Bekir Dikmen

Nurpedia.org - İman ve İslam Hakikatlerine Dair Nur Ansiklopedisi sitesinden

Risalelerde Bekir Ağa olarak zikredilen, Gavs-ı Azam'ın tabiriyle Bekir Bey için Bekir Çelik sayfasına gidin

Bekir Dikmen ya da Bekir Bey Barla'da tüccarlık yaparken Bediüzzaman'a talebe olmuş, 1928 yılında 10. Sözü İstanbul'da matbaada Kur'an harfleriyle bastırarak Risale-i Nur'u ilk bastırma şerefine nail olmuş bir nur talebesidir. Üstad'ın baş ucuna astığı şecerenin kağıdını da temin etmiştir. Üstad'ın Barla'da kaldığı ev kardeşine ait olup masrafını deruhte edip satılmaktan men etmiş ve daha sonra bu ev ziyaretçilere açılmıştır. Bugün bir müze olarak ziyaret edilmektedir. Gavs-ı Azam'ın 800 sene önce işaret ettiği nur talebelerdendir.[1]

Şahsi Bilgiler[değiştir]

Diğer İsimleri: Hacı Bekir, Bekir Ağa, Bekir Efendi

Doğum Yeri ve Tarihi: Barla, 01.07.1898 veya 1899[1]

Vefat Yeri ve Tarihi: İstanbul, 21.09.1954[1]

Kabrinin Yeri: İstanbul Edirnekapı Şehitliği, Mezar no: 229, Ada 15.M.7[1]

Risale-i Nur ile Nasıl Tanıştığı[değiştir]

Bediüzzaman Said Nursi ile Görüşmeleri[değiştir]

Barla'da tüccarlık yaparken Bediüzzaman ile tanışmış ve talebesi olmuştur.

Risale-i Nur'da Nerede ve Nasıl Bahsedildiği[değiştir]

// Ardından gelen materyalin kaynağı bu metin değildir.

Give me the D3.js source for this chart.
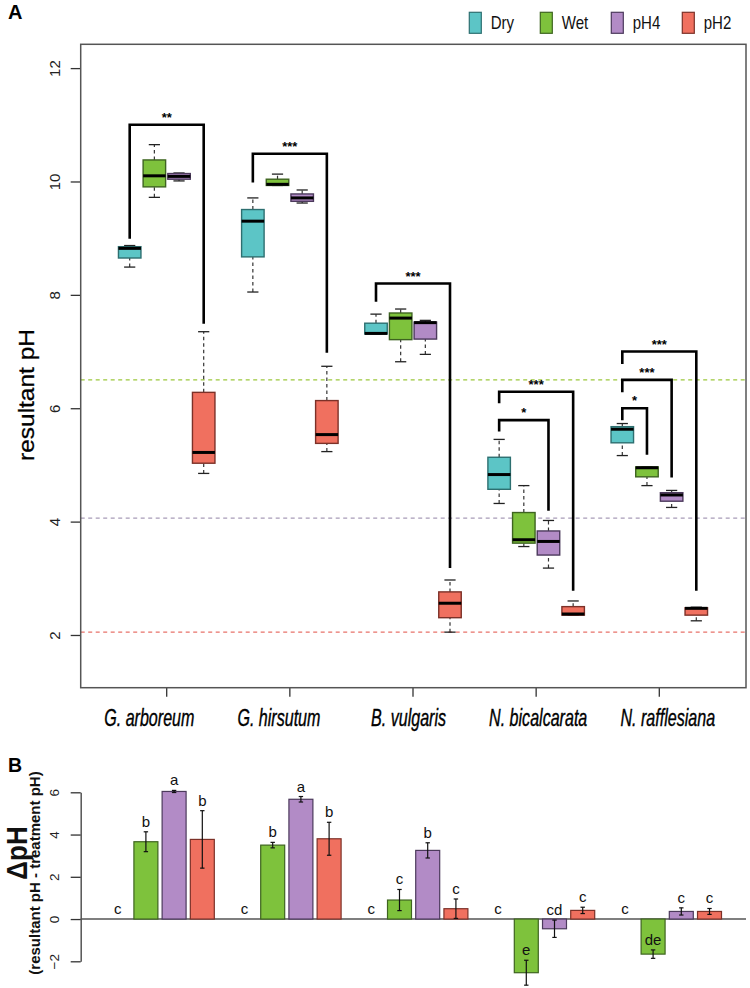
<!DOCTYPE html>
<html lang="en">
<head>
<meta charset="UTF-8">
<title>resultant pH</title>
<script src="https://d3js.org/d3.v7.min.js"></script>
<style>
  body { margin: 0; background: #fff; }
  text { font-family: "Liberation Sans", Arial, Helvetica, sans-serif; }
</style>
</head>
<body>
<svg width="750" height="988"></svg>
<script>
// ---- data ----
const species = ["G. arboreum", "G. hirsutum", "B. vulgaris", "N. bicalcarata", "N. rafflesiana"];
const conditions = ["Dry", "Wet", "pH4", "pH2"];

// box stats per species: [lower whisker, q1, median, q3, upper whisker]
const dryStats = [[8.49, 8.65, 8.82, 8.85, 8.87], [8.05, 8.67, 9.30, 9.505, 9.71], [7.31, 7.31, 7.32, 7.50, 7.66], [4.32, 4.57, 4.83, 5.135, 5.45], [5.165, 5.39, 5.63, 5.675, 5.73]];
const wetStats = [[9.72, 9.905, 10.10, 10.38, 10.65], [9.93, 9.93, 9.95, 10.04, 10.13], [6.82, 7.21, 7.59, 7.68, 7.75], [3.56, 3.62, 3.68, 4.16, 4.635], [4.635, 4.79, 4.95, 4.965, 4.965]];
const pH4Stats = [[10.01, 10.04, 10.09, 10.14, 10.15], [9.62, 9.65, 9.71, 9.78, 9.85], [6.95, 7.22, 7.51, 7.52, 7.55], [3.18, 3.41, 3.65, 3.835, 4.02], [4.25, 4.36, 4.47, 4.51, 4.55]];
const pH2Stats = [[4.85, 5.03, 5.22, 6.28, 7.35], [5.235, 5.38, 5.535, 6.135, 6.74], [2.05, 2.305, 2.56, 2.76, 2.97], [2.35, 2.35, 2.37, 2.50, 2.60], [2.25, 2.35, 2.47, 2.48, 2.49]];

const refLines = [6.5, 4.06, 2.05]; // Wet, pH4, pH2 treatment pH
const refColors = ["#9cc83c", "#a89cb8", "#e8726a"];

// significance brackets (pH units)
const brackets = [
  { sp: "G. arboreum", from: "Dry", to: "pH2", top: 11.0, left: 8.99, right: 7.49, label: "**" },
  { sp: "G. hirsutum", from: "Dry", to: "pH2", top: 10.49, left: 9.98, right: 6.98, label: "***" },
  { sp: "B. vulgaris", from: "Dry", to: "pH2", top: 8.2, left: 7.88, right: 3.18, label: "***" },
  { sp: "N. bicalcarata", from: "Dry", to: "pH2", top: 6.29, left: 6.09, right: 2.78, label: "***" },
  { sp: "N. bicalcarata", from: "Dry", to: "pH4", top: 5.79, left: 5.59, right: 4.19, label: "*" },
  { sp: "N. rafflesiana", from: "Dry", to: "pH2", top: 7.0, left: 6.78, right: 2.78, label: "***" },
  { sp: "N. rafflesiana", from: "Dry", to: "pH4", top: 6.5, left: 6.28, right: 4.78, label: "***" },
  { sp: "N. rafflesiana", from: "Dry", to: "Wet", top: 6.0, left: 5.79, right: 5.18, label: "*" }
];

// panel B: delta pH (resultant - treatment), mean and se
const deltaDry = [0, 0, 0, 0, 0];
const deltaWet = [3.66, 3.50, 0.90, -2.54, -1.66];
const deltaPH4 = [6.04, 5.67, 3.25, -0.46, 0.36];
const deltaPH2 = [3.77, 3.80, 0.49, 0.41, 0.36];
const seDry = [0, 0, 0, 0, 0];
const seWet = [0.47, 0.13, 0.50, 0.59, 0.20];
const sePH4 = [0.05, 0.13, 0.36, 0.41, 0.17];
const sePH2 = [1.36, 0.78, 0.46, 0.15, 0.14];
const lettersDry = ["c", "c", "c", "c", "c"];
const lettersWet = ["b", "b", "c", "e", "de"];
const lettersPH4 = ["a", "a", "b", "cd", "c"];
const lettersPH2 = ["b", "b", "c", "c", "c"];

const ticksA = [2, 4, 6, 8, 10, 12];
const ticksB = [-2, 0, 2, 4, 6];

// ---- styles ----
const fill = { Dry: "#5cc5c6", Wet: "#7ec23c", pH4: "#b28bc6", pH2: "#f0705f" };
const edge = { Dry: "#2d6f70", Wet: "#3e6420", pH4: "#4c3a5c", pH2: "#7c3128" };

const svg = d3.select("svg");

// ================= panel A =================
const A = { left: 80.7, right: 746, top: 44.3, bottom: 687.7 };

const yA = d3.scaleLinear().domain([1.07, 12.42]).range([A.bottom, A.top]);
const xA = d3.scalePoint().domain(species).range([166.7, 659.3]);
const offA = d3.scalePoint().domain(conditions).range([-37, 37]);
const labelX = d3.scalePoint().domain(species).range([149.3, 667.8]);
const boxW = 22.5;

svg.append("text").attr("x", 8).attr("y", 18.5)
  .attr("font-size", 20).attr("font-weight", "bold").text("A");

// reference lines
svg.append("g").selectAll("line").data(refLines).join("line")
  .attr("x1", A.left).attr("x2", A.right)
  .attr("y1", d => yA(d)).attr("y2", d => yA(d))
  .attr("stroke", (d, i) => refColors[i]).attr("stroke-width", 1.2)
  .attr("stroke-dasharray", "4,3.5");

// y axis
const axA = svg.append("g").attr("transform", `translate(${A.left},0)`)
  .call(d3.axisLeft(yA).tickValues(ticksA).tickSize(10).tickSizeOuter(0).tickPadding(0));
axA.select(".domain").remove();
axA.selectAll(".tick line").attr("stroke", "#333").attr("stroke-width", 1.3);
axA.selectAll(".tick text")
  .attr("x", null).attr("dy", null).attr("text-anchor", "middle")
  .attr("transform", "translate(-21,0) rotate(-90)")
  .attr("font-size", 15).attr("fill", "#222")
  .style("font-family", '"Liberation Sans", Arial, sans-serif');

svg.append("text")
  .attr("transform", `translate(34,395) scale(0.9,1) rotate(-90)`)
  .attr("text-anchor", "middle").attr("font-size", 24.5).attr("fill", "#000")
  .attr("stroke", "#000").attr("stroke-width", 0.3)
  .text("resultant pH");

// x axis ticks
svg.append("g").selectAll("line").data(species).join("line")
  .attr("x1", d => xA(d)).attr("x2", d => xA(d))
  .attr("y1", A.bottom).attr("y2", A.bottom + 9)
  .attr("stroke", "#333").attr("stroke-width", 1.3);

svg.append("g").selectAll("text").data(species).join("text")
  .attr("transform", d => `translate(${labelX(d)},726) scale(0.67,1)`)
  .attr("text-anchor", "middle").attr("font-size", 24).attr("font-style", "italic")
  .attr("fill", "#000").attr("stroke", "#000").attr("stroke-width", 0.4)
  .text(d => d);

// boxes
const statsByCond = { Dry: dryStats, Wet: wetStats, pH4: pH4Stats, pH2: pH2Stats };
const boxData = [];
species.forEach((sp, i) => conditions.forEach(c => boxData.push({ sp, c, s: statsByCond[c][i] })));

const boxes = svg.append("g").selectAll("g").data(boxData).join("g")
  .attr("transform", d => `translate(${xA(d.sp) + offA(d.c)},0)`);

boxes.append("line")
  .attr("y1", d => yA(d.s[0])).attr("y2", d => yA(d.s[1]))
  .attr("stroke", "#333").attr("stroke-width", 1.2).attr("stroke-dasharray", "3.5,3");
boxes.append("line")
  .attr("y1", d => yA(d.s[3])).attr("y2", d => yA(d.s[4]))
  .attr("stroke", "#333").attr("stroke-width", 1.2).attr("stroke-dasharray", "3.5,3");
boxes.selectAll(".cap").data(d => [d.s[0], d.s[4]]).join("line").attr("class", "cap")
  .attr("x1", -5.6).attr("x2", 5.6).attr("y1", v => yA(v)).attr("y2", v => yA(v))
  .attr("stroke", "#222").attr("stroke-width", 1.3);
boxes.append("rect")
  .attr("x", -boxW / 2).attr("width", boxW)
  .attr("y", d => yA(d.s[3])).attr("height", d => yA(d.s[1]) - yA(d.s[3]))
  .attr("fill", d => fill[d.c]).attr("stroke", d => edge[d.c]).attr("stroke-width", 1.4);
boxes.append("line")
  .attr("x1", -boxW / 2).attr("x2", boxW / 2)
  .attr("y1", d => yA(d.s[2])).attr("y2", d => yA(d.s[2]))
  .attr("stroke", "#000").attr("stroke-width", 3);

// brackets
const br = svg.append("g").selectAll("g").data(brackets).join("g");
br.append("path")
  .attr("d", d => {
    const x1 = xA(d.sp) + offA(d.from), x2 = xA(d.sp) + offA(d.to);
    return `M${x1},${yA(d.left)}V${yA(d.top)}H${x2}V${yA(d.right)}`;
  })
  .attr("fill", "none").attr("stroke", "#000").attr("stroke-width", 2.6);
br.append("text")
  .attr("x", d => xA(d.sp) + (offA(d.from) + offA(d.to)) / 2)
  .attr("y", d => yA(d.top) - 3)
  .attr("text-anchor", "middle").attr("font-size", 13).attr("font-weight", "bold")
  .text(d => d.label);

// frame
svg.append("rect").attr("x", A.left).attr("y", A.top)
  .attr("width", A.right - A.left).attr("height", A.bottom - A.top)
  .attr("fill", "none").attr("stroke", "#555").attr("stroke-width", 1.5);

// legend
const leg = svg.append("g").selectAll("g").data(conditions).join("g")
  .attr("transform", (d, i) => `translate(${469.3 + i * 71},12.3)`);
leg.append("rect").attr("width", 12).attr("height", 21)
  .attr("fill", d => fill[d]).attr("stroke", d => edge[d]).attr("stroke-width", 1.2);
leg.append("text").attr("transform", "translate(21.4,17) scale(0.86,1)")
  .attr("font-size", 17.5).attr("fill", "#111").text(d => d);

// ================= panel B =================
const B = { left: 80.7, right: 746 };
const yB = d3.scaleLinear().domain([-2, 6]).range([961.3, 792.3]);
const xB = d3.scaleBand().domain(species).range([105.7, 721.5]).paddingInner(0.1435).paddingOuter(0);
const inB = d3.scaleBand().domain(conditions).range([0, xB.bandwidth()]).paddingInner(0.15).paddingOuter(0);

svg.append("text").attr("x", 8).attr("y", 771.7)
  .attr("font-size", 19.5).attr("font-weight", "bold").text("B");

svg.append("line").attr("x1", B.left).attr("x2", B.right)
  .attr("y1", yB(0)).attr("y2", yB(0)).attr("stroke", "#555").attr("stroke-width", 1.5);

const axB = svg.append("g").attr("transform", `translate(${B.left},0)`)
  .call(d3.axisLeft(yB).tickValues(ticksB).tickSize(10).tickSizeOuter(0).tickPadding(0)
    .tickFormat(d => d < 0 ? "\u2212" + Math.abs(d) : d));
axB.select(".domain").attr("stroke", "#555").attr("stroke-width", 1.5);
axB.selectAll(".tick line").attr("stroke", "#333").attr("stroke-width", 1.3);
axB.selectAll(".tick text")
  .attr("x", null).attr("dy", null).attr("text-anchor", "middle")
  .attr("transform", "translate(-21.5,0) rotate(-90)")
  .attr("font-size", 13.5).attr("fill", "#222")
  .style("font-family", '"Liberation Sans", Arial, sans-serif');

svg.append("text")
  .attr("transform", "translate(27,853) scale(1.12,1) rotate(-90)")
  .attr("text-anchor", "middle").attr("font-size", 26).attr("font-weight", "bold")
  .attr("fill", "#111").text("\u0394pH");
svg.append("text")
  .attr("transform", "translate(40,873) rotate(-90)")
  .attr("text-anchor", "middle").attr("font-size", 15).attr("font-weight", "bold")
  .attr("fill", "#111").text("(resultant pH - treatment pH)");

const deltaByCond = { Dry: deltaDry, Wet: deltaWet, pH4: deltaPH4, pH2: deltaPH2 };
const seByCond = { Dry: seDry, Wet: seWet, pH4: sePH4, pH2: sePH2 };
const lettersByCond = { Dry: lettersDry, Wet: lettersWet, pH4: lettersPH4, pH2: lettersPH2 };
const barData = [];
species.forEach((sp, i) => conditions.forEach(c => barData.push({
  sp, c, v: deltaByCond[c][i], se: seByCond[c][i], letter: lettersByCond[c][i]
})));

const bars = svg.append("g").selectAll("g").data(barData).join("g")
  .attr("transform", d => `translate(${xB(d.sp) + inB(d.c)},0)`);
const bw = inB.bandwidth();

bars.filter(d => d.v !== 0).append("rect")
  .attr("x", 0).attr("width", bw)
  .attr("y", d => yB(Math.max(0, d.v)))
  .attr("height", d => Math.abs(yB(d.v) - yB(0)))
  .attr("fill", d => fill[d.c]).attr("stroke", d => edge[d.c]).attr("stroke-width", 1.2);

const err = bars.filter(d => d.se > 0);
err.append("line").attr("x1", bw / 2).attr("x2", bw / 2)
  .attr("y1", d => yB(d.v - d.se)).attr("y2", d => yB(d.v + d.se))
  .attr("stroke", "#111").attr("stroke-width", 1.2);
err.selectAll(".cap").data(d => [d.v - d.se, d.v + d.se]).join("line").attr("class", "cap")
  .attr("x1", bw / 2 - 2.2).attr("x2", bw / 2 + 2.2)
  .attr("y1", v => yB(v)).attr("y2", v => yB(v))
  .attr("stroke", "#111").attr("stroke-width", 1.2);

bars.append("text")
  .attr("x", bw / 2).attr("y", d => yB(d.v + d.se) - 5)
  .attr("text-anchor", "middle").attr("font-size", 15).attr("fill", "#111")
  .text(d => d.letter);
</script>
</body>
</html>
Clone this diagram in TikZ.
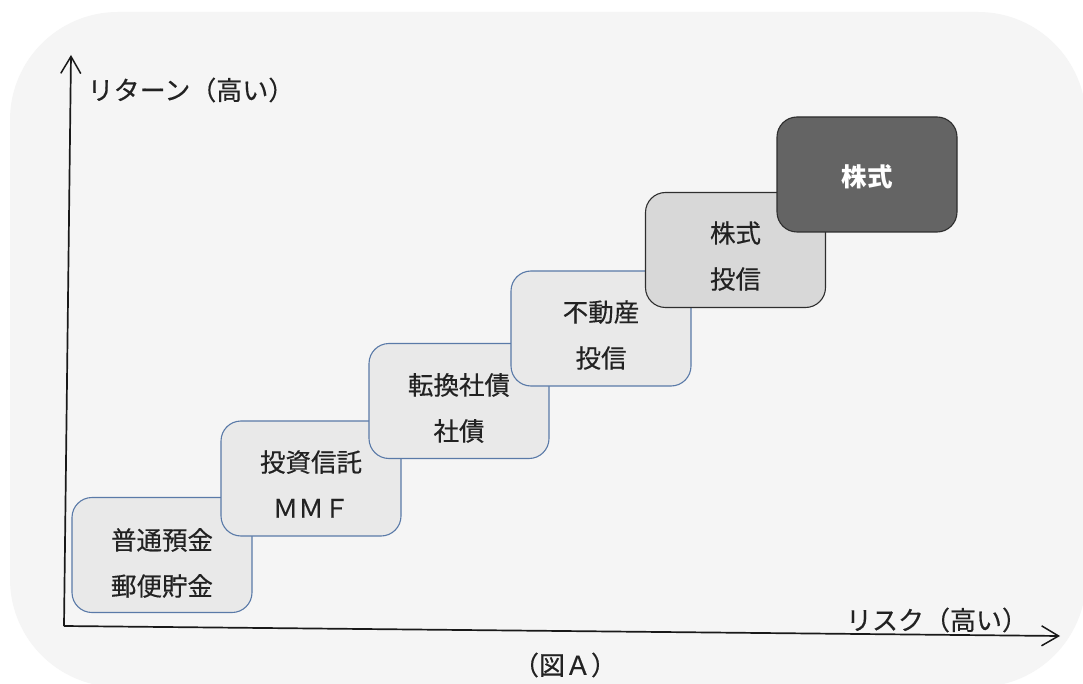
\documentclass[tikz,border=0pt]{standalone}
\usepackage{fontspec}
\setmainfont{Noto Sans CJK JP}
\newfontfamily\jpmed[FakeBold=0.35]{Noto Sans CJK JP}
\usetikzlibrary{arrows.meta}
\definecolor{bgc}{HTML}{F5F5F5}
\definecolor{boxfill}{HTML}{E9E9E9}
\definecolor{boxline}{HTML}{5A7AA8}
\definecolor{midfill}{HTML}{D8D8D8}
\definecolor{darkfill}{HTML}{646464}
\definecolor{darkline}{HTML}{2E2E2E}
\definecolor{txtc}{HTML}{222222}
\tikzset{
  stepbox/.style={draw=boxline, fill=boxfill, line width=1.1pt, rounded corners=20pt,
    minimum width=180pt, minimum height=115pt, inner sep=0pt},
  midbox/.style={stepbox, draw=darkline, fill=midfill},
  topbox/.style={stepbox, draw=darkline, fill=darkfill},
  boxtxt/.style={font=\jpmed\fontsize{25.5pt}{46pt}\selectfont, text=txtc, align=center, inner sep=0pt},
  lbl/.style={font=\jpmed\fontsize{26pt}{30pt}\selectfont, text=txtc, inner sep=0pt},
  axis/.style={draw=black!90, line width=1.7pt, -{Straight Barb[length=17pt,width=20pt,line width=1.5pt]}}
}
\begin{document}
\begin{tikzpicture}[x=1pt,y=-1pt]
\useasboundingbox (0,0) rectangle (1083,684);
\fill[white] (0,0) rectangle (1083,684);
\fill[bgc, rounded corners=108pt] (10,12) rectangle (1086,687);

\coordinate (O) at (64,626);
\coordinate (Ytop) at (71,55);
\coordinate (Xend) at (1060,636);
\draw[axis] (O) -- (Ytop);
\draw[axis] (O) -- (Xend);

\node[lbl] (ylab) at (191,90) {リターン（高い）};
\node[lbl] (xlab) at (937,620) {リスク（高い）};
\node[lbl] (cap) at (565,665) {（図Ａ）};

\node[stepbox] (b1) at (162,555) {};
\node[boxtxt] (t1) at (162,563) {普通預金\\郵便貯金};
\node[stepbox] (b2) at (311,478.5) {};
\node[boxtxt] (t2) at (311,484) {投資信託\\ＭＭＦ};
\node[stepbox] (b3) at (459,401) {};
\node[boxtxt] (t3) at (459,408) {転換社債\\社債};
\node[stepbox] (b4) at (601,328.5) {};
\node[boxtxt] (t4) at (601,335) {不動産\\投信};
\node[midbox] (b5) at (735.5,250) {};
\node[boxtxt] (t5) at (735.5,256) {株式\\投信};
\node[topbox] (b6) at (867,174.5) {};
\node[boxtxt, text=white, font=\fontsize{25.5pt}{46pt}\selectfont\bfseries] (t6) at (867,177) {株式};
\end{tikzpicture}
\end{document}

Geçen sene Barlalı, İstanbul ticaretinde bulunan Bekir Efendi’nin şeriki Mehmed Efendi vasıtasıyla bir mektup aldım. Mektup hârika olarak bana göründü. Çünkü Hulusi Bey “Nuh Bey’le görüştüm.” diye o mektupta bana yazıyor. Aynı mektupta, kardeşim Abdülmecid de Molla Hamid’in selâm ve duasını bana yazıyor. Aynı mektupta Nurşin-i Süflâ’da Molla Abdülmecid’in yazısı ve imzası vardı. Fesübhanallah dedim. En ziyade sevdiğim bu insanların ayrı ayrı memlekette bulunmakla beraber, bir mektupta bunların içtimaları tevafuklu bir levha-i temaşadır.

(Barla Lahikası)


Risale-i Nur’un neşrine vasıta olan Üstadımız geldiği gün, Isparta’yı gayet hararetli ve yağmursuzluktan toz toprak içinde görmüş. Barla gibi bir yayladan gelip böyle bir yerde dayanamayacağım, diye telaş ediyordu. Üçüncü veya dördüncü günü bahçeleri kısmen gezdiği vakit, sebze ve ot ve çiçeklerin susuzluktan buruştuklarını görerek gayet müteessirane su istiyor, yağmur talep ediyordu. Arkadaşımız olan Bekir Bey’den –değirmenleri çeviren suyu göstererek– “Isparta’nın suyu bu kadar mı?” diye sormuştu. Bekir Bey cevap verdi: “Gölcük’ün suyu kesilmiş, gelmiyor. Isparta’nın dörtte birini sulayan bu sudan başka yoktur.” dedi.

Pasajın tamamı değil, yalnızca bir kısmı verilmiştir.